Data shown =
——

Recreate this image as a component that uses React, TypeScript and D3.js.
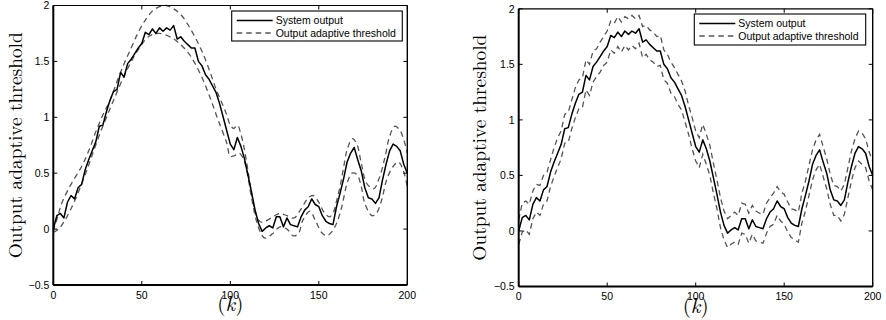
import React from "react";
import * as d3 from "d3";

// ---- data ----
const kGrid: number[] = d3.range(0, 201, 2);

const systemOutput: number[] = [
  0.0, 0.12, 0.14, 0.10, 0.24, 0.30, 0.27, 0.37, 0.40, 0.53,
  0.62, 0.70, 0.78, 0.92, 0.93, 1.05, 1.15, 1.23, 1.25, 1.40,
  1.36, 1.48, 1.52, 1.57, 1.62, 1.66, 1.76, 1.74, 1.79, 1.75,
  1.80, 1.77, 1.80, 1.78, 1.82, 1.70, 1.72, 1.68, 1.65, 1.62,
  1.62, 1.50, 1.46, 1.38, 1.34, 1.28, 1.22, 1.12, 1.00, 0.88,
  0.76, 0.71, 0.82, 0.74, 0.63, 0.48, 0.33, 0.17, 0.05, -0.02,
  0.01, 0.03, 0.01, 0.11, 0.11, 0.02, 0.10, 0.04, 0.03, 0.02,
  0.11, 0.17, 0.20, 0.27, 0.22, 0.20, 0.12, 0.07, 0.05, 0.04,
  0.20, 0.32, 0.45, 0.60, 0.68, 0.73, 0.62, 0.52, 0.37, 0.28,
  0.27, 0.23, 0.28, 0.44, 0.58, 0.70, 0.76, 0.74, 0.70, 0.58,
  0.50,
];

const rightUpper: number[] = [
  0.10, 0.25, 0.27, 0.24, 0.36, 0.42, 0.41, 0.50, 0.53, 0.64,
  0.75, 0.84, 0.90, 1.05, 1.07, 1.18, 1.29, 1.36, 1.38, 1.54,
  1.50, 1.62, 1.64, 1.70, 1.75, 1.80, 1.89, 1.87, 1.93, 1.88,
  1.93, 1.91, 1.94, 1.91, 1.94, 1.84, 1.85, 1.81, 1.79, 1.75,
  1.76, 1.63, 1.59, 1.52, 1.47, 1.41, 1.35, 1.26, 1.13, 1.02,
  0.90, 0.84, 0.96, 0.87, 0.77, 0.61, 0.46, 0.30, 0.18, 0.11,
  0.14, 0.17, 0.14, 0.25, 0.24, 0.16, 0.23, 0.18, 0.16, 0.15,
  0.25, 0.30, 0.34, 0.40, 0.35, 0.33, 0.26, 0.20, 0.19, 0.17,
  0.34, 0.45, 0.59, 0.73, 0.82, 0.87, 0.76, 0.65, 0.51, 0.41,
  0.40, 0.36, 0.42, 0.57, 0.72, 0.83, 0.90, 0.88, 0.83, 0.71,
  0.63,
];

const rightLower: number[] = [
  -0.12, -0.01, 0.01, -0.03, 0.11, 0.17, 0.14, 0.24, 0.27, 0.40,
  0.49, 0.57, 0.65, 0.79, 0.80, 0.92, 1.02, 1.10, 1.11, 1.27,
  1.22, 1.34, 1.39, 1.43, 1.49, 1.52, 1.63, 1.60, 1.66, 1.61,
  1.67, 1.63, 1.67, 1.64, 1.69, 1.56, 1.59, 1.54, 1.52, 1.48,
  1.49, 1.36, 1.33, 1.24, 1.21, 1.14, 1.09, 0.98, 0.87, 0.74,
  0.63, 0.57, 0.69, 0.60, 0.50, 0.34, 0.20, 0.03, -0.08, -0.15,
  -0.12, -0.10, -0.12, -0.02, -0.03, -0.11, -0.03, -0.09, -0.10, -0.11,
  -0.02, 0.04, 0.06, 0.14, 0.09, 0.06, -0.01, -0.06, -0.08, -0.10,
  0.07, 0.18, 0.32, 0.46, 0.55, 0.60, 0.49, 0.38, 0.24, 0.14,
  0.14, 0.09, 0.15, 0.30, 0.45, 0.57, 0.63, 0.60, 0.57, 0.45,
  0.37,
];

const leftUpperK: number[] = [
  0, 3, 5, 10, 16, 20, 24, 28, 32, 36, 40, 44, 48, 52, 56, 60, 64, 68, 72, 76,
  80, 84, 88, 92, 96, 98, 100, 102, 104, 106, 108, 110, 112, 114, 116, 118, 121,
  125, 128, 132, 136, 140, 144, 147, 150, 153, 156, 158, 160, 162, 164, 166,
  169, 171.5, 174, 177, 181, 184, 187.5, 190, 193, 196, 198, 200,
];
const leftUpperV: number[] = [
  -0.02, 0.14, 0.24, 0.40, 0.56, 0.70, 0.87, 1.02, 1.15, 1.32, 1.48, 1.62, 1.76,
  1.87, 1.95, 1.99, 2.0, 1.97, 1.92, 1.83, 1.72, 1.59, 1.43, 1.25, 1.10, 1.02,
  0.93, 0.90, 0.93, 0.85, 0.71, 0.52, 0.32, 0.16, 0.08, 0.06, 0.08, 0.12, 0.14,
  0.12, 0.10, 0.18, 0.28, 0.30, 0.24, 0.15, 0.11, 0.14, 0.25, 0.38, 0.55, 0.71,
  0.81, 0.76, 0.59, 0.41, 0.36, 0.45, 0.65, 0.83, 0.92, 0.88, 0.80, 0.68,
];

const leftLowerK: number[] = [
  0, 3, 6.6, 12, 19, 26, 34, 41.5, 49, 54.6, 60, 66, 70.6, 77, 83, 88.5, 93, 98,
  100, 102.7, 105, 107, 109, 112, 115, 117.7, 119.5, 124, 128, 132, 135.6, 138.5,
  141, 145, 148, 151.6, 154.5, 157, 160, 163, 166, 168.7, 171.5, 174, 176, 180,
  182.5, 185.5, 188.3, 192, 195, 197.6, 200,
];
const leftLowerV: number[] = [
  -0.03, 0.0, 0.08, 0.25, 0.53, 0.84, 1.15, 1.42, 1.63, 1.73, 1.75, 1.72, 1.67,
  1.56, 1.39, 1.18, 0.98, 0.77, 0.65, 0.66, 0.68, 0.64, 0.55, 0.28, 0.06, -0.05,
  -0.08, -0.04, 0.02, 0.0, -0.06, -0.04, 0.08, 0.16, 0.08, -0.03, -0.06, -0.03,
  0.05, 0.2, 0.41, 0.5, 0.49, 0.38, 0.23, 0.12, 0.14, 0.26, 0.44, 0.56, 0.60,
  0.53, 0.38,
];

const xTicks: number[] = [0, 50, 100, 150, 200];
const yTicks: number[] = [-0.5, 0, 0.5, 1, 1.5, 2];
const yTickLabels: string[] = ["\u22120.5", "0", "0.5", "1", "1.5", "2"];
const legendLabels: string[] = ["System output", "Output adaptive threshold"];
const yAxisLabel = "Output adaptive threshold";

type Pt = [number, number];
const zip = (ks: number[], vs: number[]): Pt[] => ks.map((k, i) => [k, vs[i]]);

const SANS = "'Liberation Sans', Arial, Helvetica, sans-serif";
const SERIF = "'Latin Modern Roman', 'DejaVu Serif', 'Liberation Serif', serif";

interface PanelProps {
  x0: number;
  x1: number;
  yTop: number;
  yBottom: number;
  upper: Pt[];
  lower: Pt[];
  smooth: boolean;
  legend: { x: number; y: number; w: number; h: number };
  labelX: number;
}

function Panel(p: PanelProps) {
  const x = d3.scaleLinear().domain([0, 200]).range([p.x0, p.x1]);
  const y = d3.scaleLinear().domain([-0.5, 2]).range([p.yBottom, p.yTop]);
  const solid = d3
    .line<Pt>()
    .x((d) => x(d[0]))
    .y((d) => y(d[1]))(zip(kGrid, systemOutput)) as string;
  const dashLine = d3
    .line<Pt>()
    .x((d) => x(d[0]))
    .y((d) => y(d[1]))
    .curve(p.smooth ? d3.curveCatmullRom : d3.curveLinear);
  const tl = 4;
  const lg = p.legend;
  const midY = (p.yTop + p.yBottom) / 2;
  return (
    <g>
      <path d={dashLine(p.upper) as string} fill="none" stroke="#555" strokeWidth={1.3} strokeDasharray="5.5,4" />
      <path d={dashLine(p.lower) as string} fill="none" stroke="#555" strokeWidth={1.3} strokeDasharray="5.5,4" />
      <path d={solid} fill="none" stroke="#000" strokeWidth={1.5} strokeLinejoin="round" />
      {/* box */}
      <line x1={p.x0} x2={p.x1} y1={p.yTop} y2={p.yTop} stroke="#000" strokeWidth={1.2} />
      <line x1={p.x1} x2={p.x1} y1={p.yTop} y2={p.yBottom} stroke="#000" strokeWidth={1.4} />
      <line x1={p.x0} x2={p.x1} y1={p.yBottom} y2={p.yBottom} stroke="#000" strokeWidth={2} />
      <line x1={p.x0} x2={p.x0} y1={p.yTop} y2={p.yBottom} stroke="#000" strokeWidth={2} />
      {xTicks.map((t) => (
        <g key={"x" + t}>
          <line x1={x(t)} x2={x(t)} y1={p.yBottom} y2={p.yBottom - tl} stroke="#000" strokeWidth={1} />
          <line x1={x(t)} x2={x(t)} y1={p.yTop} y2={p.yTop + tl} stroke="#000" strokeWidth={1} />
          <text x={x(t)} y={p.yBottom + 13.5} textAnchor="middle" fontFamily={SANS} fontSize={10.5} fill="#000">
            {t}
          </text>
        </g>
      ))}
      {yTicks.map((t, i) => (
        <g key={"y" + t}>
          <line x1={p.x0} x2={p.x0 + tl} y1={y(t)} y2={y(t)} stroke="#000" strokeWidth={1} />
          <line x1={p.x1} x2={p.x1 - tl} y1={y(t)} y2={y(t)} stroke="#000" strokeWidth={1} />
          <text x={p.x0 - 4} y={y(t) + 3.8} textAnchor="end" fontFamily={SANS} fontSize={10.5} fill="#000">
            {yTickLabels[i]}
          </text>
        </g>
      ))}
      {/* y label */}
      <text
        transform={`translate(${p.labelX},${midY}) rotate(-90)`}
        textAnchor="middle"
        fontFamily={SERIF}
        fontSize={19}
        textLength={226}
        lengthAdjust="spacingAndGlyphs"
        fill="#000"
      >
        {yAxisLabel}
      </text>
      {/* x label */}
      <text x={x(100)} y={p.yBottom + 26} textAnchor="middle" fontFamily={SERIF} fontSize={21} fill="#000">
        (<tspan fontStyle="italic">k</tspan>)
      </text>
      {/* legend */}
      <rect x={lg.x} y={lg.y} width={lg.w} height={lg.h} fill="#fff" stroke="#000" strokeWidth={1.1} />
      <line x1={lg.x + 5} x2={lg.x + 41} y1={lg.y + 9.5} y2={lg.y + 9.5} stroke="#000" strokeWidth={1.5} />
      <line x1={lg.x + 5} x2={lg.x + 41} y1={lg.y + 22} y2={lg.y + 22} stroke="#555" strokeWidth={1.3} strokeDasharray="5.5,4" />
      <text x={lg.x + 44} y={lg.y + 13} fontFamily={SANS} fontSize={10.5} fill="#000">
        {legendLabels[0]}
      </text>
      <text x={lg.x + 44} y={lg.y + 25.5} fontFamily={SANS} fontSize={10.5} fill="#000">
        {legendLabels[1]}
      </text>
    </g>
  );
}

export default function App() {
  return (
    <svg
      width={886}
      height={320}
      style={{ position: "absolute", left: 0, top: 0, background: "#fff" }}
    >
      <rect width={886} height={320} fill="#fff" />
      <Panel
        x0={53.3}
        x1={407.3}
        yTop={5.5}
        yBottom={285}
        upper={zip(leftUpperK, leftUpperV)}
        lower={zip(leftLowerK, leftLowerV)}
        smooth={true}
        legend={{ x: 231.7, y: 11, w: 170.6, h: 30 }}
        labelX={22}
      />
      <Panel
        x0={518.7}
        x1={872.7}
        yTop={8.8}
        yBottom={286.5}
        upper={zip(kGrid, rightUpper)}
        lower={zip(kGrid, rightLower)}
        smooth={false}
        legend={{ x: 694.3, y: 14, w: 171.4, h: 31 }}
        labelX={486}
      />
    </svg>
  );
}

——

Set task = Look at the listing and set down only the lines from its start through the line with "const kGrid: number[] = d3.range(0, 201, 2);", word for word and without pictures.

Exercise result =
Recreate this image as a component that uses React, TypeScript and D3.js.
import React from "react";
import * as d3 from "d3";

// ---- data ----
const kGrid: number[] = d3.range(0, 201, 2);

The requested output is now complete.